Bowie’s Lazarus soundtrack contains three new songs from his final recording sessions. A first listen shows a great artist racing through a final burst of creativity
From the Guardian
“I’ve got a handful of songs to sing / To sting your soul, to fuck you over,” sings David Bowie on Killing a Little Time, one of three new songs on the album of his stage musical Lazarus. Now there’s a lyric to conjure with. It’s so playfully, poignantly appropriate for one of Bowie’s very last recordings that it’s hard to resist the idea that he is addressing us directly; that it’s a morbid showbusiness flourish from a dying man. But is that all there is to a Bowie song?
Bowie was never one for straightforward autobiography. His lyrics, even from a song as beloved as Life on Mars?, contain confounding twists and pockets of mystery. You can have a lot of fun guessing what they mean but you can never fully explain them. Before he died in January, Blackstar seemed to be yet another of his slippery, enigmatic creations, so it felt a little disappointing to see its array of possible meanings reduced, upon his passing, to a deathbed address. Confirmation bias led listeners to literalise any line that was remotely death-related and downplay the rest. The theory that this was a calculated farewell was alluring and not without foundation but it was suspiciously neat, given what we know about his art.
The Lazarus material really is the last word. Here are the final three songs recorded by a titanic artist whose death triggered a volcano of grief, so how could we not comb them for clues? But they are also components of a long-dreamt-of musical about Thomas Jerome Newton, The Man Who Fell to Earth. Of course, Bowie seemed to mindmeld with Walter Tevis’s creation at one psychologically fraught point in the mid-70s – the covers for Station to Station and Low both used stills from Nicolas Roeg’s movie; cocaine has a way of making one identify with an emotionally numb alien far from home – but still, there was, and is, a difference between the singer and the character. These songs were written for actors to sing, so interpret with caution.
They are by no means offcuts. Posthumous material often resembles a scrawny cigarette, scraped together using strands of tobacco from the butts in the ashtray. But these songs are as fully realised as anything on Blackstar. Indeed, they were recorded at the same time, with the same band and producer, and give the same impression that Bowie was on one last hot streak.
Each one has its own flavour.
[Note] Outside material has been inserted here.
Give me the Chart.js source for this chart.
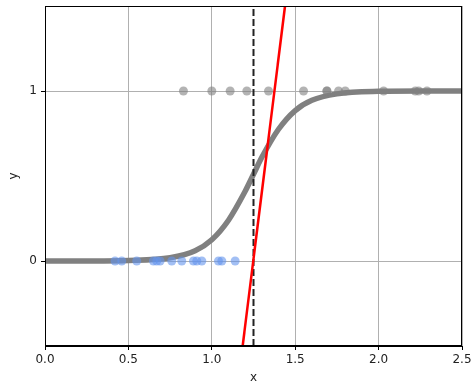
<!DOCTYPE html>
<html>
<head>
<meta charset="utf-8">
<script src="https://cdn.jsdelivr.net/npm/chart.js@4/dist/chart.umd.min.js"></script>
<style>
  html, body { margin: 0; padding: 0; background: #fff; }
  #wrap { width: 476px; height: 390px; }
</style>
</head>
<body>
<div id="wrap"><canvas id="c" width="476" height="390"></canvas></div>
<script>
// points
const class0X = [0.42, 0.46, 0.55, 0.65, 0.67, 0.69, 0.76, 0.82, 0.89, 0.91, 0.94, 1.04, 1.06, 1.14];
const class1X = [0.83, 1.00, 1.11, 1.21, 1.34, 1.55, 1.69, 1.69, 1.76, 1.80, 2.03, 2.22, 2.24, 2.29];

// fitted curve, sampled by eye
const curveX = [0, 0.25, 0.5, 0.75, 0.9, 1.0, 1.1, 1.2, 1.25, 1.3, 1.4, 1.5, 1.6, 1.75, 2.0, 2.25, 2.5];
const curveY = [0, 0.0003, 0.003, 0.019, 0.06, 0.125, 0.24, 0.41, 0.51, 0.61, 0.775, 0.885, 0.945, 0.983, 0.998, 1.0, 1.0];

// red line end points and the dashed boundary
const redX = [1.185, 1.439];
const redY = [-0.5, 1.5];
const boundaryX = 1.25;

// axes
const xTicks = [0, 0.5, 1.0, 1.5, 2.0, 2.5];
const yTicks = [0, 1];
const xRange = [0, 2.5];
const yRange = [-0.5, 1.5];

const toXY = (xs, ys) => xs.map((x, i) => ({ x: x, y: ys[i] }));

// frame on all four sides, like matplotlib spines
const frame = {
  id: "frame",
  afterDraw(chart) {
    const a = chart.chartArea, g = chart.ctx;
    g.save();
    g.strokeStyle = "#000";
    g.lineWidth = 1;
    g.strokeRect(a.left + 0.5, a.top + 0.5, a.right - a.left - 1, a.bottom - a.top - 1);
    g.restore();
  }
};

new Chart(document.getElementById("c"), {
  type: "scatter",
  data: {
    datasets: [
      {
        type: "line",
        data: toXY(redX, redY),
        borderColor: "#ff0000",
        borderWidth: 2.5,
        pointRadius: 0,
        order: 0
      },
      {
        type: "line",
        data: toXY([boundaryX, boundaryX], yRange),
        borderColor: "#222",
        borderWidth: 2,
        borderDash: [7, 3],
        pointRadius: 0,
        order: 1
      },
      {
        data: class0X.map(x => ({ x: x, y: 0 })),
        backgroundColor: "rgba(100,149,237,0.6)",
        borderWidth: 0,
        pointRadius: 4.5,
        order: 2
      },
      {
        data: class1X.map(x => ({ x: x, y: 1 })),
        backgroundColor: "rgba(128,128,128,0.6)",
        borderWidth: 0,
        pointRadius: 4.5,
        order: 3
      },
      {
        type: "line",
        data: toXY(curveX, curveY),
        borderColor: "#808080",
        borderWidth: 5.5,
        pointRadius: 0,
        cubicInterpolationMode: "monotone",
        order: 4
      }
    ]
  },
  options: {
    responsive: false,
    animation: false,
    layout: { padding: { top: 6, right: 14, left: 0, bottom: 0 } },
    plugins: { legend: { display: false }, tooltip: { enabled: false } },
    scales: {
      x: {
        type: "linear",
        min: xRange[0],
        max: xRange[1],
        afterBuildTicks: s => { s.ticks = xTicks.map(v => ({ value: v })); },
        afterFit: s => { s.height = 44; },
        ticks: {
          color: "#222",
          font: { family: "DejaVu Sans", size: 12 },
          padding: 3,
          callback: v => v.toFixed(1)
        },
        grid: { color: "#b0b0b0", lineWidth: 1, tickColor: "#000", tickLength: 4 },
        border: { color: "#000" },
        title: {
          display: true,
          text: "x",
          color: "#222",
          font: { family: "DejaVu Sans", size: 12 },
          padding: { top: 0, bottom: 5 }
        }
      },
      y: {
        type: "linear",
        min: yRange[0],
        max: yRange[1],
        afterBuildTicks: s => { s.ticks = yTicks.map(v => ({ value: v })); },
        afterFit: s => { s.width = 45; s.paddingTop = 0; s.paddingBottom = 0; },
        ticks: {
          color: "#222",
          font: { family: "DejaVu Sans", size: 12 },
          padding: 4
        },
        grid: { color: "#b0b0b0", lineWidth: 1, tickColor: "#000", tickLength: 4 },
        border: { color: "#000" },
        title: {
          display: true,
          text: "y",
          color: "#222",
          font: { family: "DejaVu Sans", size: 12 },
          padding: { top: 7, bottom: 0 }
        }
      }
    }
  },
  plugins: [frame]
});
</script>
</body>
</html>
When I Met You is the kind of briskly anthemic, self-quoting rock that Bowie delivered on his 2013 comeback album The Next Day, climbing a ladder of chords to a stirring chorus, until a swarm of overlapping backing vocals knocks it sideways, giving it a stranger, more chaotic quality. Killing a Little Time has the same neurotic momentum as Sue (Or in a Season of Crime) and a touch ofOutside’s 1990s industrial clamour, pitching Bowie’s sinisterly theatrical vocal into shrieking, churning jazz-rock. Mark Guiliana’s astonishing, tentacular drumming alone confirms that Bowie’s last band, led by saxophonist Donny McCaslin, was one of his best, capable of anything. Bowie sounds like a man coming apart — “I’m falling, man / I’m choking, man / I’m fading, man” — but it feels like Newton talking. Bowie is just the cracked actor.
The best of the three, No Plan, is also the one most likely to inspire literal readings. It’s an exquisitely lush, star-speckled torch song, which refracts the late-in-life stocktaking of Piaf or Sinatra through the stasis and fatalism of Talking Heads’ Heaven. “All the things that are my life / All my moves, my beliefs, my designs / Me alone, nothing to regret / This is no place but here I am / This is not quite yet,” Bowie croons. Taken alone, it would be a hell of a swansong (“Am I nowhere now?”) but play it beside the feverish discontent of Killing a Little Time and it loses its soothing finality. Again, these are numbers from a musical. They might feel movingly true at times but they’re stories, from a master storyteller.
For a fan, these three songs reignite that January sadness, but they also underline what Blackstar implied, which is that Bowie wasn’t winding down but racing as fast as his health allowed through a final burst of creativity that was cut short too soon. And they provide a more ambiguous finale to a consistently surprising career. If you retrospectively found closure in Blackstar, then you’ll discover a more open ending here: loose threads to unravel that suspicious neatness. Their artistic vitality will, as promised, sting your soul. It will fuck you over.